Sartre arrive un peu tard avec sa diatribe contre un régime que plus personne ne défend, pas même les Russes, qui le pratiquent encore. Sa préface ne représente, en fait, qu’un appendice pour le moins superflu à la longue tradition des excellents esprits qui surent condamner le colonialisme à l’état naissant, et qui le firent non pas contre l’Europe, mais au nom des valeurs européennes : Voltaire, Rousseau, Herder, Fichte, Bentham. À l’encontre de Hegel, qui tenait l’Europe pour « la vraie fin de l’Histoire », et d’Auguste Comte qui voyait en elle « le privilège effectif du principal développement social », ces philosophes croyaient servir nos vraies valeurs en nous mettant — vainement d’ailleurs — en garde contre notre expansion inévitable. Ils n’ont sauvé de la sorte que nos principes, compromis ou trahis par nos pratiques. L’ère colonialiste a pris fin, pour des raisons qu’ils ne pouvaient prévoir. Pourquoi crier encore, sinon pour le plaisir de se vautrer dans son masochisme, ou simplement pour embêter de Gaulle, qui a pourtant présidé non sans grandeur à la liquidation d’un empire colonial ?
Nous avons mieux à faire qu’un mea culpa traduisant nos complexes personnels.
Devant la crise économique et la fièvre nationaliste du tiers-monde, devant la crise morale de l’URSS, l’heure n’est pas de cracher sur nos valeurs, mais de les prendre nous-mêmes au sérieux et d’en tirer les conséquences pratiques, pour le tiers-monde et pour l’Europe qui doit l’aider.
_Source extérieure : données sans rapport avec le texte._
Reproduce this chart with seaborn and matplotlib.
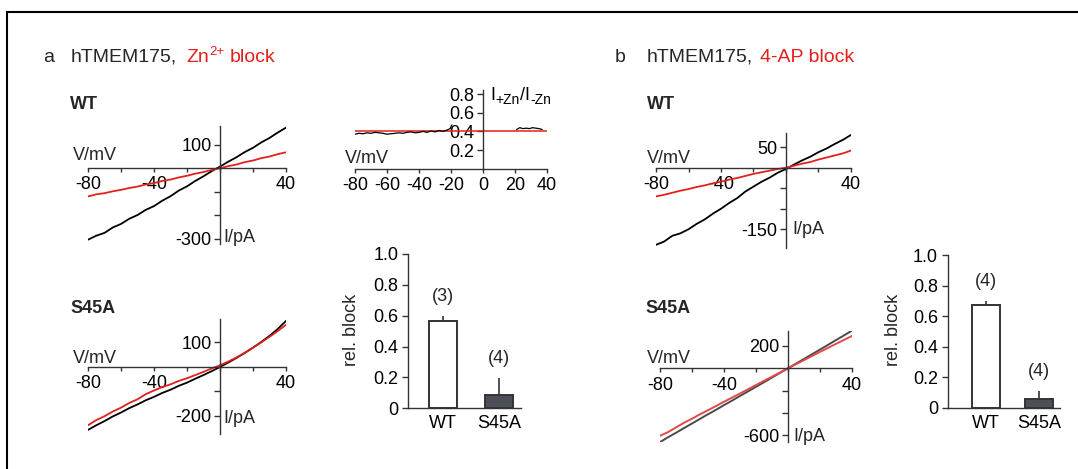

Nous n’avons pas le droit de frustrer la jeunesse soviétique, et les autres, au moment où elles se tournent obscurément vers nous.
Ce que nous devons offrir au monde et à nos fils, non, ce n’est pas notre mauvaise conscience, notre rage autopunitive ou l’alliance de nos reniements, mais un exemple réussi de dépassement de l’ère nationaliste — et donc de l’ère colonialiste — par le moyen d’une grande fédération.
Ceux qui perdront la face aux yeux de l’histoire, ce seront ceux qui auront dit que l’Europe est finie, quand il s’agissait de la faire.